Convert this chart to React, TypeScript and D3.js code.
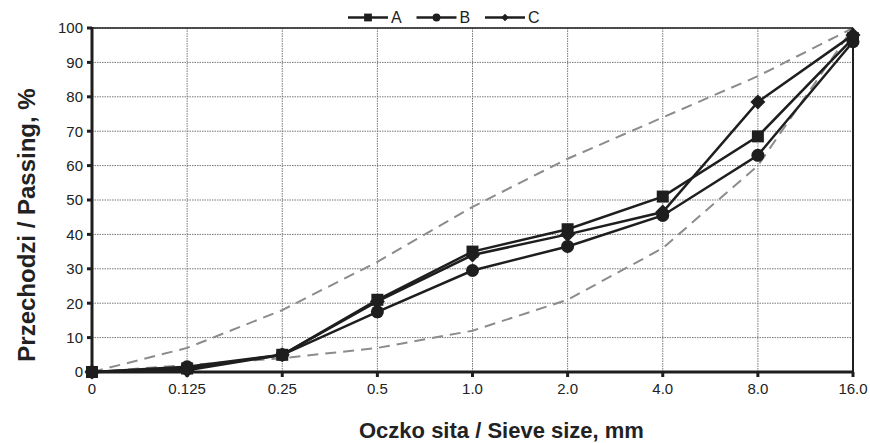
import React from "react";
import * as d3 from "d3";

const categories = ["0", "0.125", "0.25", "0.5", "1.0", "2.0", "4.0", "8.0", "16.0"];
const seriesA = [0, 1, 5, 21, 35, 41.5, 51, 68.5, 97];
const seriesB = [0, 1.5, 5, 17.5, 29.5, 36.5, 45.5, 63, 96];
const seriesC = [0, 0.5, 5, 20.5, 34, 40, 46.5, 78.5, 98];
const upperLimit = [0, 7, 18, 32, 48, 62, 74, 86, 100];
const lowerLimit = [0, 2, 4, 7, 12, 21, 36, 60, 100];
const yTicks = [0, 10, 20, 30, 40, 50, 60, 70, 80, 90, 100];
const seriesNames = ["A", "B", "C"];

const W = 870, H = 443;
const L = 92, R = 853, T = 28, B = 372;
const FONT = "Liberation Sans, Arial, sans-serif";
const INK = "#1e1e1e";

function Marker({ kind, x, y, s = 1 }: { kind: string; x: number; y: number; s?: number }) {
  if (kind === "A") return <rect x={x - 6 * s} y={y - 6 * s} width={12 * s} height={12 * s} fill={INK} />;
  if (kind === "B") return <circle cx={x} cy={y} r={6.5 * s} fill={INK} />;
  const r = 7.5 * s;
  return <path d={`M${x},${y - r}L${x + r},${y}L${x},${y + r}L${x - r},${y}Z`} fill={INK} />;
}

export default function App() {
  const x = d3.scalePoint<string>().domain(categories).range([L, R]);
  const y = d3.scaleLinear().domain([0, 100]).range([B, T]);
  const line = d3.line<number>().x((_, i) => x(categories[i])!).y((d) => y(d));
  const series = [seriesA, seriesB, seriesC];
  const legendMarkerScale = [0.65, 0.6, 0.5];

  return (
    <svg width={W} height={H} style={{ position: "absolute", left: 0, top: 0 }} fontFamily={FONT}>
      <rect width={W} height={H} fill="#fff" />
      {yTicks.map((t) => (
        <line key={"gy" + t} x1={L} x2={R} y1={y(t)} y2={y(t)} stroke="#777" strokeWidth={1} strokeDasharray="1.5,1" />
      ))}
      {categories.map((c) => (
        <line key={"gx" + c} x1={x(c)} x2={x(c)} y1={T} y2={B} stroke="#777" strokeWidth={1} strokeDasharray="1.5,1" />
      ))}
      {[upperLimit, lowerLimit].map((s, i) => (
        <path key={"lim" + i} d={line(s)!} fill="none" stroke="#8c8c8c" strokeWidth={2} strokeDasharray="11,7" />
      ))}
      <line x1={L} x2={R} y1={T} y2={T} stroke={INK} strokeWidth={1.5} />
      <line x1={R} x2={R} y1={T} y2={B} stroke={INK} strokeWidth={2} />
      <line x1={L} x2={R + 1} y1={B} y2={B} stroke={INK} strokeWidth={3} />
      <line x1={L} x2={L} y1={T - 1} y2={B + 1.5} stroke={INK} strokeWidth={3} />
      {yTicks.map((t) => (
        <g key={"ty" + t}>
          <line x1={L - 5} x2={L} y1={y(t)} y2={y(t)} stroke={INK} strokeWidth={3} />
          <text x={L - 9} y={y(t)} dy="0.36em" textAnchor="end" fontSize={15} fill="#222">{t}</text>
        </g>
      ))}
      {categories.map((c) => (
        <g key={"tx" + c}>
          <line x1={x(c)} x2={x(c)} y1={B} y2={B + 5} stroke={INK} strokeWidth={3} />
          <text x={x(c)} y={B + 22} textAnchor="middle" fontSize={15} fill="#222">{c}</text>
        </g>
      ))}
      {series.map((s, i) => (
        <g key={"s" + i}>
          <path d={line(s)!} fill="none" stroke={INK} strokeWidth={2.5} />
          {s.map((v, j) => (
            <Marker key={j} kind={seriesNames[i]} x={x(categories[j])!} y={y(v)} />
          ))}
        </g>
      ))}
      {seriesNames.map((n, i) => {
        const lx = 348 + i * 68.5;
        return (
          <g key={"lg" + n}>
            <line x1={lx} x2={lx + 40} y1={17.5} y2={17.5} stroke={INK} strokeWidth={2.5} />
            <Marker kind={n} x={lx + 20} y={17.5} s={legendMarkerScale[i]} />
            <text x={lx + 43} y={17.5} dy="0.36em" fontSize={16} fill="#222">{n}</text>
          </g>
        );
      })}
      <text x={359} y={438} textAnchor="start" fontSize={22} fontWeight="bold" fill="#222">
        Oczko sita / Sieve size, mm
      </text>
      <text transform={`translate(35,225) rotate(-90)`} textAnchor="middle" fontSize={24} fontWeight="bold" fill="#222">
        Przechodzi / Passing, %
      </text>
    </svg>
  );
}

§ §

Exercise objective ::
Without the pictures, output the full listing exactly as it stands.

Complete answer ::
Convert this chart to React, TypeScript and D3.js code.
import React from "react";
import * as d3 from "d3";

const categories = ["0", "0.125", "0.25", "0.5", "1.0", "2.0", "4.0", "8.0", "16.0"];
const seriesA = [0, 1, 5, 21, 35, 41.5, 51, 68.5, 97];
const seriesB = [0, 1.5, 5, 17.5, 29.5, 36.5, 45.5, 63, 96];
const seriesC = [0, 0.5, 5, 20.5, 34, 40, 46.5, 78.5, 98];
const upperLimit = [0, 7, 18, 32, 48, 62, 74, 86, 100];
const lowerLimit = [0, 2, 4, 7, 12, 21, 36, 60, 100];
const yTicks = [0, 10, 20, 30, 40, 50, 60, 70, 80, 90, 100];
const seriesNames = ["A", "B", "C"];

const W = 870, H = 443;
const L = 92, R = 853, T = 28, B = 372;
const FONT = "Liberation Sans, Arial, sans-serif";
const INK = "#1e1e1e";

function Marker({ kind, x, y, s = 1 }: { kind: string; x: number; y: number; s?: number }) {
  if (kind === "A") return <rect x={x - 6 * s} y={y - 6 * s} width={12 * s} height={12 * s} fill={INK} />;
  if (kind === "B") return <circle cx={x} cy={y} r={6.5 * s} fill={INK} />;
  const r = 7.5 * s;
  return <path d={`M${x},${y - r}L${x + r},${y}L${x},${y + r}L${x - r},${y}Z`} fill={INK} />;
}

export default function App() {
  const x = d3.scalePoint<string>().domain(categories).range([L, R]);
  const y = d3.scaleLinear().domain([0, 100]).range([B, T]);
  const line = d3.line<number>().x((_, i) => x(categories[i])!).y((d) => y(d));
  const series = [seriesA, seriesB, seriesC];
  const legendMarkerScale = [0.65, 0.6, 0.5];

  return (
    <svg width={W} height={H} style={{ position: "absolute", left: 0, top: 0 }} fontFamily={FONT}>
      <rect width={W} height={H} fill="#fff" />
      {yTicks.map((t) => (
        <line key={"gy" + t} x1={L} x2={R} y1={y(t)} y2={y(t)} stroke="#777" strokeWidth={1} strokeDasharray="1.5,1" />
      ))}
      {categories.map((c) => (
        <line key={"gx" + c} x1={x(c)} x2={x(c)} y1={T} y2={B} stroke="#777" strokeWidth={1} strokeDasharray="1.5,1" />
      ))}
      {[upperLimit, lowerLimit].map((s, i) => (
        <path key={"lim" + i} d={line(s)!} fill="none" stroke="#8c8c8c" strokeWidth={2} strokeDasharray="11,7" />
      ))}
      <line x1={L} x2={R} y1={T} y2={T} stroke={INK} strokeWidth={1.5} />
      <line x1={R} x2={R} y1={T} y2={B} stroke={INK} strokeWidth={2} />
      <line x1={L} x2={R + 1} y1={B} y2={B} stroke={INK} strokeWidth={3} />
      <line x1={L} x2={L} y1={T - 1} y2={B + 1.5} stroke={INK} strokeWidth={3} />
      {yTicks.map((t) => (
        <g key={"ty" + t}>
          <line x1={L - 5} x2={L} y1={y(t)} y2={y(t)} stroke={INK} strokeWidth={3} />
          <text x={L - 9} y={y(t)} dy="0.36em" textAnchor="end" fontSize={15} fill="#222">{t}</text>
        </g>
      ))}
      {categories.map((c) => (
        <g key={"tx" + c}>
          <line x1={x(c)} x2={x(c)} y1={B} y2={B + 5} stroke={INK} strokeWidth={3} />
          <text x={x(c)} y={B + 22} textAnchor="middle" fontSize={15} fill="#222">{c}</text>
        </g>
      ))}
      {series.map((s, i) => (
        <g key={"s" + i}>
          <path d={line(s)!} fill="none" stroke={INK} strokeWidth={2.5} />
          {s.map((v, j) => (
            <Marker key={j} kind={seriesNames[i]} x={x(categories[j])!} y={y(v)} />
          ))}
        </g>
      ))}
      {seriesNames.map((n, i) => {
        const lx = 348 + i * 68.5;
        return (
          <g key={"lg" + n}>
            <line x1={lx} x2={lx + 40} y1={17.5} y2={17.5} stroke={INK} strokeWidth={2.5} />
            <Marker kind={n} x={lx + 20} y={17.5} s={legendMarkerScale[i]} />
            <text x={lx + 43} y={17.5} dy="0.36em" fontSize={16} fill="#222">{n}</text>
          </g>
        );
      })}
      <text x={359} y={438} textAnchor="start" fontSize={22} fontWeight="bold" fill="#222">
        Oczko sita / Sieve size, mm
      </text>
      <text transform={`translate(35,225) rotate(-90)`} textAnchor="middle" fontSize={24} fontWeight="bold" fill="#222">
        Przechodzi / Passing, %
      </text>
    </svg>
  );
}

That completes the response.